When we grasp the call of God, it still changes everything, even though we may very well get up tomorrow morning, eat the same thing for breakfast we always eat, join the throngs of commuters like we do every day, work the same job with the same people, make sure there is food to eat and clean clothes for everyone in the house to wear, same as every other day. But, hearing and responding to the call of Jesus means that we are not the same. Our attitudes are different. Our actions are different. Our priorities are different. Our values are different. Even our perception of reality is different.

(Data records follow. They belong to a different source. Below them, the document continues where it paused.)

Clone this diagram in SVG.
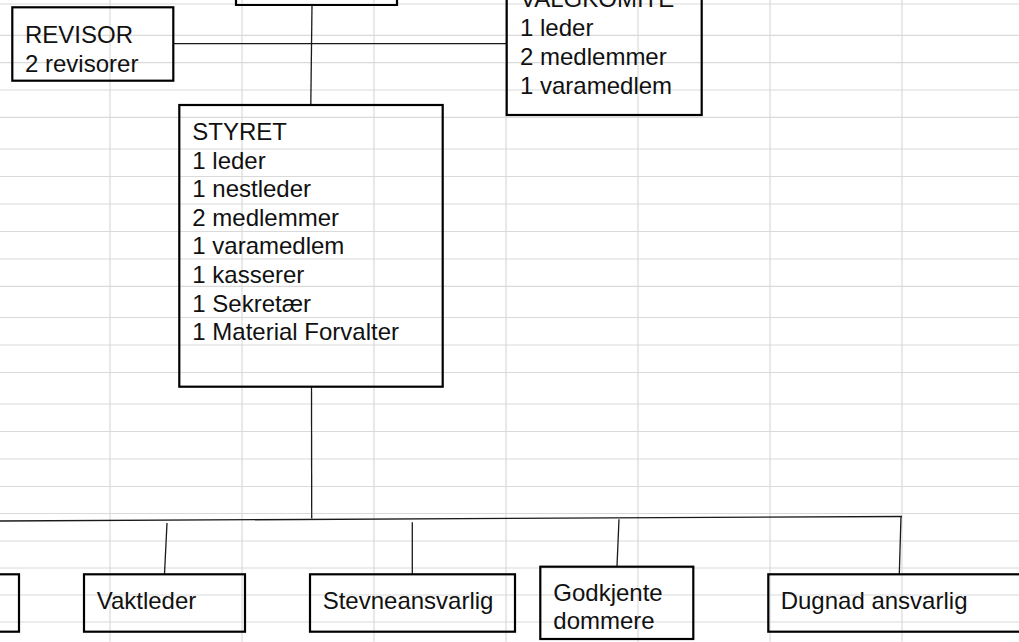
<svg xmlns="http://www.w3.org/2000/svg" width="1019" height="642" viewBox="0 0 1019 642">
<style>
.grid line{stroke:#dadada;stroke-width:1.2}
.box{fill:none;stroke:#000;stroke-width:2.2}
.conn line{stroke:#1a1a1a;stroke-width:1.3}
text{font-family:"Liberation Sans",Arial,sans-serif;font-size:24px;fill:#111}
</style>
<rect x="0" y="0" width="1019" height="642" fill="#fff"/>
<g class="grid">
<line x1="0" y1="4" x2="1019" y2="4"/>
<line x1="0" y1="35.3" x2="1019" y2="35.3"/>
<line x1="0" y1="62.7" x2="1019" y2="62.7"/>
<line x1="0" y1="90" x2="1019" y2="90"/>
<line x1="0" y1="117.3" x2="1019" y2="117.3"/>
<line x1="0" y1="149" x2="1019" y2="149"/>
<line x1="0" y1="176.5" x2="1019" y2="176.5"/>
<line x1="0" y1="204" x2="1019" y2="204"/>
<line x1="0" y1="231.5" x2="1019" y2="231.5"/>
<line x1="0" y1="259" x2="1019" y2="259"/>
<line x1="0" y1="286.3" x2="1019" y2="286.3"/>
<line x1="0" y1="317.5" x2="1019" y2="317.5"/>
<line x1="0" y1="345" x2="1019" y2="345"/>
<line x1="0" y1="372.5" x2="1019" y2="372.5"/>
<line x1="0" y1="404" x2="1019" y2="404"/>
<line x1="0" y1="431.5" x2="1019" y2="431.5"/>
<line x1="0" y1="459" x2="1019" y2="459"/>
<line x1="0" y1="486.5" x2="1019" y2="486.5"/>
<line x1="0" y1="513.5" x2="1019" y2="513.5"/>
<line x1="0" y1="541" x2="1019" y2="541"/>
<line x1="0" y1="568" x2="1019" y2="568"/>
<line x1="0" y1="595" x2="1019" y2="595"/>
<line x1="0" y1="622" x2="1019" y2="622"/>
<line x1="110" y1="0" x2="110" y2="642"/>
<line x1="242" y1="0" x2="242" y2="642"/>
<line x1="374" y1="0" x2="374" y2="642"/>
<line x1="506" y1="0" x2="506" y2="642"/>
<line x1="638" y1="0" x2="638" y2="642"/>
<line x1="770" y1="0" x2="770" y2="642"/>
<line x1="902" y1="0" x2="902" y2="642"/>
</g>
<g id="connectors" class="conn">
<line x1="312" y1="5" x2="310.8" y2="105"/>
<line x1="173" y1="43.7" x2="506.5" y2="43.7"/>
<line x1="311.5" y1="387" x2="311.7" y2="518.5"/>
<line x1="0" y1="521" x2="902" y2="516.5"/>
<line x1="167" y1="523" x2="164.5" y2="574"/>
<line x1="412.3" y1="522.3" x2="412.3" y2="574"/>
<line x1="619" y1="519.3" x2="617" y2="566"/>
<line x1="901" y1="516" x2="899.3" y2="574"/>
</g>
<g id="top-node">
<polyline class="box" points="236,-2 236,5 397,5 397,-2"/>
</g>
<g id="revisor">
<rect class="box" x="12.3" y="7.3" width="161" height="73.4"/>
<text x="25" y="42.7">REVISOR</text>
<text x="25" y="71.7">2 revisorer</text>
</g>
<g id="valgkomite">
<rect class="box" x="506.7" y="-10" width="195" height="125"/>
<text x="520" y="7.3">VALGKOMITE</text>
<text x="520" y="36">1 leder</text>
<text x="520" y="65">2 medlemmer</text>
<text x="520" y="93.5">1 varamedlem</text>
</g>
<g id="styret">
<rect class="box" x="179.3" y="105" width="263.4" height="281.7"/>
<text x="192.3" y="140">STYRET</text>
<text x="192.3" y="168.5">1 leder</text>
<text x="192.3" y="197">1 nestleder</text>
<text x="192.3" y="225.5">2 medlemmer</text>
<text x="192.3" y="254">1 varamedlem</text>
<text x="192.3" y="282.5">1 kasserer</text>
<text x="192.3" y="311.5">1 Sekretær</text>
<text x="192.3" y="340">1 Material Forvalter</text>
</g>
<g id="left-partial">
<rect class="box" x="-20" y="574.3" width="39" height="57.4"/>
</g>
<g id="vaktleder">
<rect class="box" x="84" y="574.3" width="161" height="57.4"/>
<text x="96.7" y="609.3">Vaktleder</text>
</g>
<g id="stevneansvarlig">
<rect class="box" x="310" y="574.3" width="205" height="57.4"/>
<text x="322.7" y="609.3">Stevneansvarlig</text>
</g>
<g id="godkjente">
<rect class="box" x="540.3" y="566.7" width="153" height="72.3"/>
<text x="553.3" y="600.7">Godkjente</text>
<text x="553.3" y="629">dommere</text>
</g>
<g id="dugnad">
<rect class="box" x="768.3" y="574.3" width="270" height="57.4"/>
<text x="780.7" y="609.3">Dugnad ansvarlig</text>
</g>
</svg>
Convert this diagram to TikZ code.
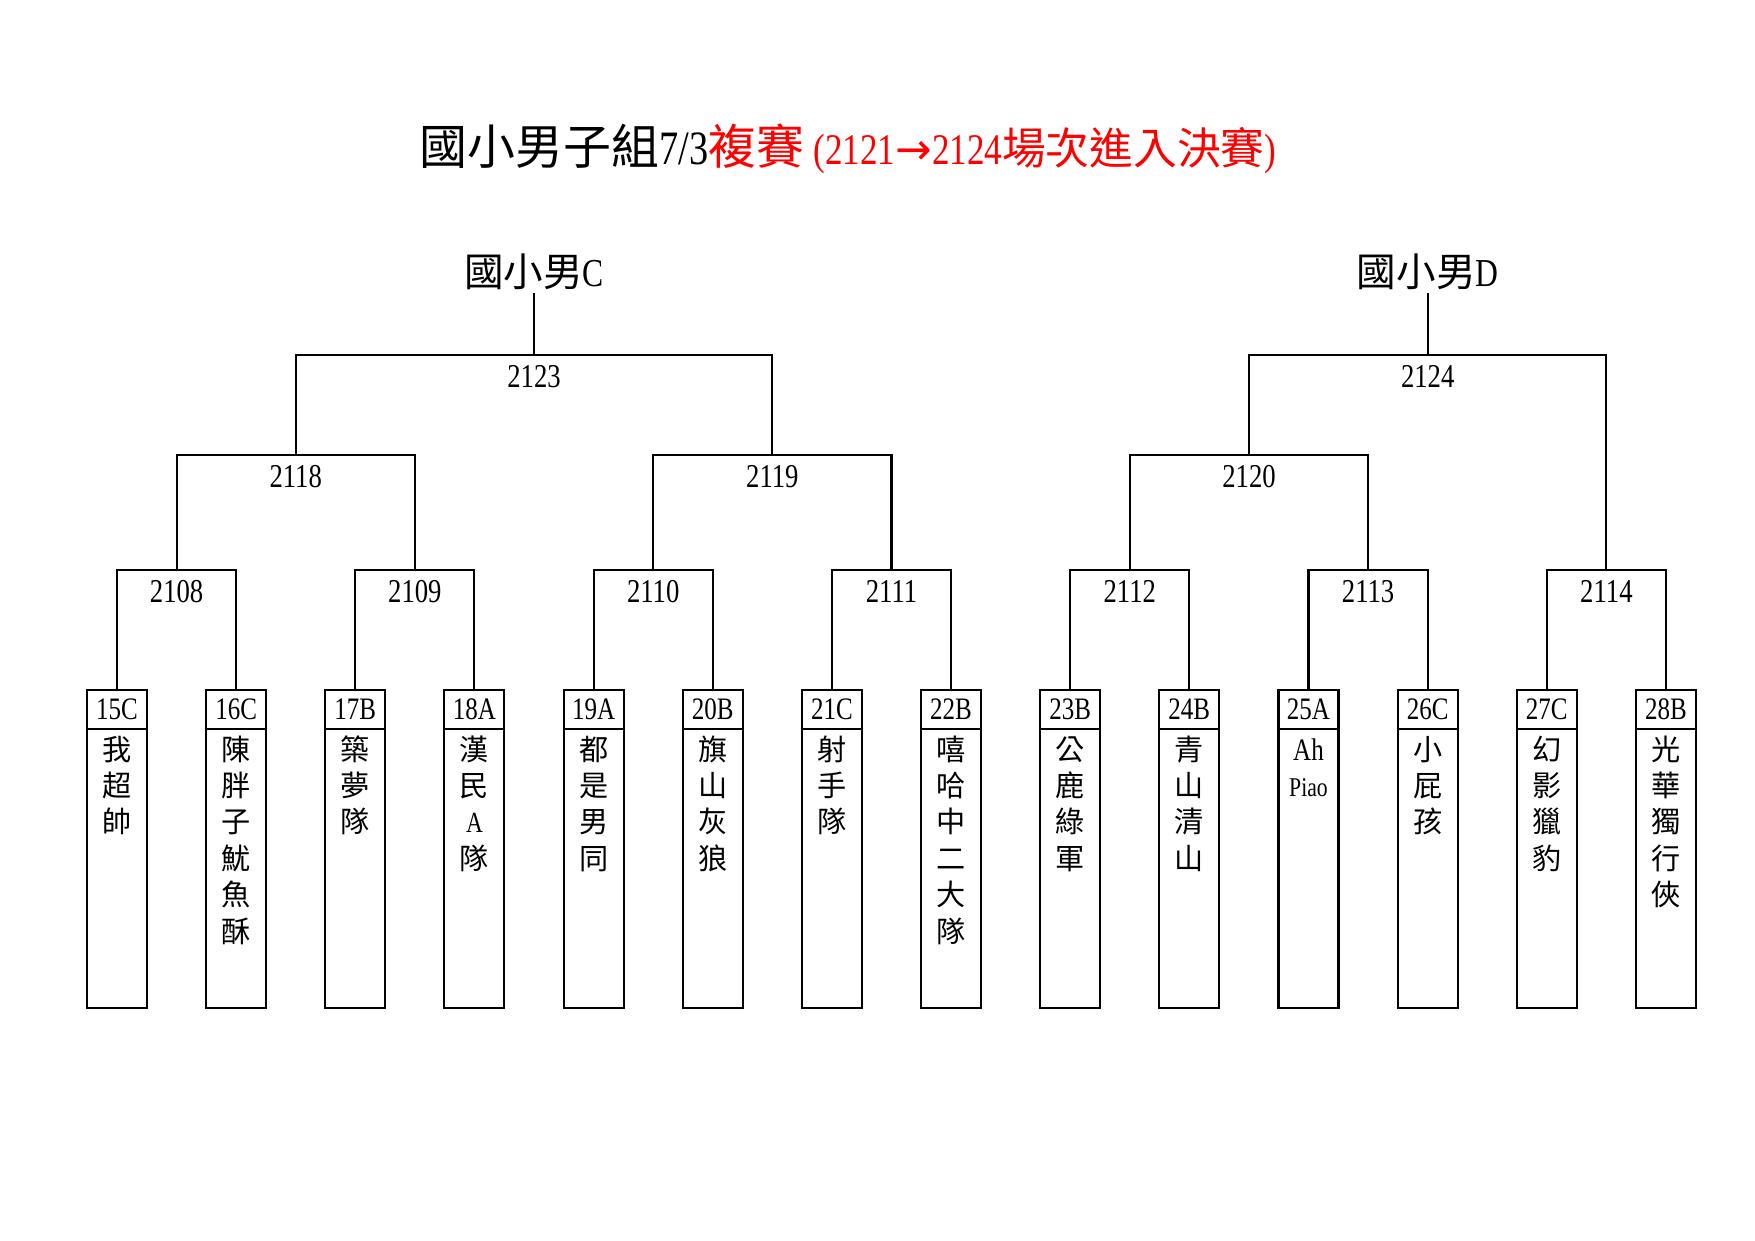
\documentclass[tikz,border=0pt]{standalone}
\usepackage{fontspec}
\setmainfont[FakeStretch=0.8]{Liberation Serif}
\newfontfamily\cjk{Noto Sans CJK TC}
\newfontfamily\sym{DejaVu Sans}
\usetikzlibrary{positioning}
\tikzset{
node distance=57.19pt, % centre to centre distance of two team boxes
team/.style={draw, outer sep=0pt, inner sep=0pt, minimum width=28.8pt, minimum height=18.7pt, font=\fontsize{15}{18}\selectfont}, % head of a team box
roster/.style={draw, outer sep=0pt, inner sep=0pt, text width=28.8pt, align=center, text height=14.9pt, text depth=119pt, font=\cjk\fontsize{14}{17.5}\selectfont}, % body of a team box
game/.style={anchor=north, inner xsep=0pt, inner ysep=4.5pt, font=\fontsize{16}{19}\selectfont}, % match number below a bracket
group/.style={anchor=south, inner sep=1pt, font=\fontsize{19}{22}\selectfont}, % group name on top
}

\begin{document}
\begin{tikzpicture}[x=0.48pt, y=-0.48pt, line width=1pt]
    \useasboundingbox (0,0) rectangle (1755,1241);
    \node[font=\fontsize{23}{27}\selectfont] (head) at (848,149) {{\cjk 國小男子組}7/3\textcolor{red}{{\cjk 複賽} \fontsize{21}{25}\selectfont(2121{\sym →}2124{\cjk 場次進入決賽})}};

    % teams
    \node[team] (t15C) at (117,709.5) {15C};
    \node[team, right of=t15C] (t16C) {16C};
    \node[team, right of=t16C] (t17B) {17B};
    \node[team, right of=t17B] (t18A) {18A};
    \node[team, right of=t18A] (t19A) {19A};
    \node[team, right of=t19A] (t20B) {20B};
    \node[team, right of=t20B] (t21C) {21C};
    \node[team, right of=t21C] (t22B) {22B};
    \node[team, right of=t22B] (t23B) {23B};
    \node[team, right of=t23B] (t24B) {24B};
    \node[team, right of=t24B] (t25A) {25A};
    \node[team, right of=t25A] (t26C) {26C};
    \node[team, right of=t26C] (t27C) {27C};
    \node[team, right of=t27C] (t28B) {28B};
    \node[roster, below=0pt of t15C] (r15C) {我\\超\\帥};
    \node[roster, below=0pt of t16C] (r16C) {陳\\胖\\子\\魷\\魚\\酥};
    \node[roster, below=0pt of t17B] (r17B) {築\\夢\\隊};
    \node[roster, below=0pt of t18A] (r18A) {漢\\民\\{\rmfamily A}\\隊};
    \node[roster, below=0pt of t19A] (r19A) {都\\是\\男\\同};
    \node[roster, below=0pt of t20B] (r20B) {旗\\山\\灰\\狼};
    \node[roster, below=0pt of t21C] (r21C) {射\\手\\隊};
    \node[roster, below=0pt of t22B] (r22B) {嘻\\哈\\中\\二\\大\\隊};
    \node[roster, below=0pt of t23B] (r23B) {公\\鹿\\綠\\軍};
    \node[roster, below=0pt of t24B] (r24B) {青\\山\\清\\山};
    \node[roster, below=0pt of t25A] (r25A) {{\rmfamily\fontsize{15}{16}\selectfont Ah}\\{\rmfamily\fontsize{13}{15}\selectfont Piao}};
    \node[roster, below=0pt of t26C] (r26C) {小\\屁\\孩};
    \node[roster, below=0pt of t27C] (r27C) {幻\\影\\獵\\豹};
    \node[roster, below=0pt of t28B] (r28B) {光\\華\\獨\\行\\俠};

    % matches
    \node[game] (m2108) at (176.6,570) {2108};
    \node[game] (m2109) at (414.9,570) {2109};
    \node[game] (m2110) at (653.2,570) {2110};
    \node[game] (m2111) at (891.5,570) {2111};
    \node[game] (m2112) at (1129.8,570) {2112};
    \node[game] (m2113) at (1368.1,570) {2113};
    \node[game] (m2114) at (1606.4,570) {2114};
    \node[game] (m2118) at (295.7,455) {2118};
    \node[game] (m2119) at (772.4,455) {2119};
    \node[game] (m2120) at (1249,455) {2120};
    \node[game] (m2123) at (534,355) {2123};
    \node[game] (m2124) at (1427.7,355) {2124};
    \node[group] (gC) at (534,293) {{\cjk 國小男}C};
    \node[group] (gD) at (1427.7,293) {{\cjk 國小男}D};

    \draw
    (t15C.north) |- (m2108.north) -| (t16C.north)
    (t17B.north) |- (m2109.north) -| (t18A.north)
    (t19A.north) |- (m2110.north) -| (t20B.north)
    (t21C.north) |- (m2111.north) -| (t22B.north)
    (t23B.north) |- (m2112.north) -| (t24B.north)
    (t25A.north) |- (m2113.north) -| (t26C.north)
    (t27C.north) |- (m2114.north) -| (t28B.north)
    (m2108.north) |- (m2118.north) -| (m2109.north)
    (m2110.north) |- (m2119.north) -| (m2111.north)
    (m2112.north) |- (m2120.north) -| (m2113.north)
    (m2118.north) |- (m2123.north) -| (m2119.north)
    (m2120.north) |- (m2124.north) -| (m2114.north)
    (m2123.north) -- (gC.south)
    (m2124.north) -- (gD.south);
  \end{tikzpicture}
\end{document}
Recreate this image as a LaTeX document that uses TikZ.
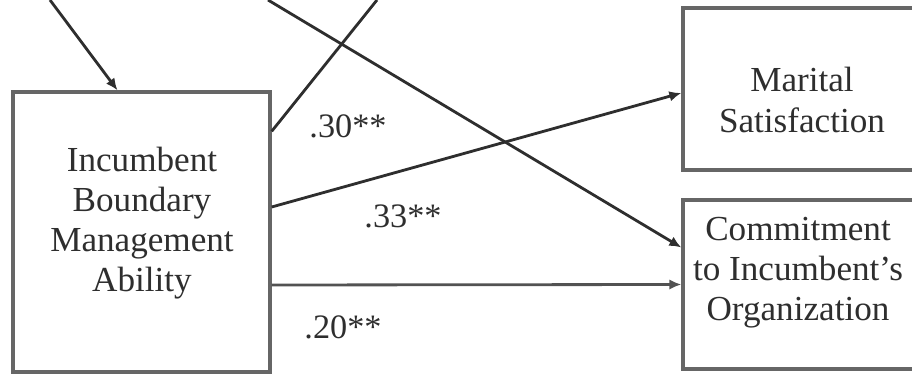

As disciples, Jesus teaches us and shapes us for Kingdom life which is very different from the way of the culture. We are not all about ourselves anymore. We do not use or manipulate others in order to get ahead ourselves. We don’t spend all our time or money or energy on our own pursuits. We do the hard work of forgiveness if for no other reason than we ourselves know what it is to be forgiven by God. We deal with habits that keep us from living into the freedom God wants for us: habits of worry or complaint, perfectionism or arrogance, being judgmental or self-diminishing. We deal with our idolatries and instead, long for the fruit of the Spirit to be manifest in our lives. We see value in people that others cast aside, and perhaps most importantly, we think very differently about suffering, evil and death. In the Kingdom, hope and life always have the last word.
In Sermon Talk Back last week, Angus shared that the residents of the retirement community where he and Sharon have moved, don’t understand why they drive 45 minutes to go to church. “They don’t get it,” is what Angus said—and you know, when we are hear the call to follow Christ, there will be a lot of things we do and say, don’t do and don’t say that other people really won’t “get.” Belonging to Christ changes our identity. And having a new identity changes our longings and our dreams.
I want us to reflect and dream together this morning about our identity in Christ, about who God has called and is calling us to be and finally, what it might look like to answer God’s call to be fishers of women and men. To focus our conversation, I have three questions to ask you:
- Why are you here? You could do a hundred different things on a Sunday morning besides be here, so why are you here? Or, what is different in your life because of being part of Calvary?
- Since Jesus is calling us to be fishers of people, what kind of people do we need to be in order to answer that call?
- What are your dreams for our church/for our impact on our community?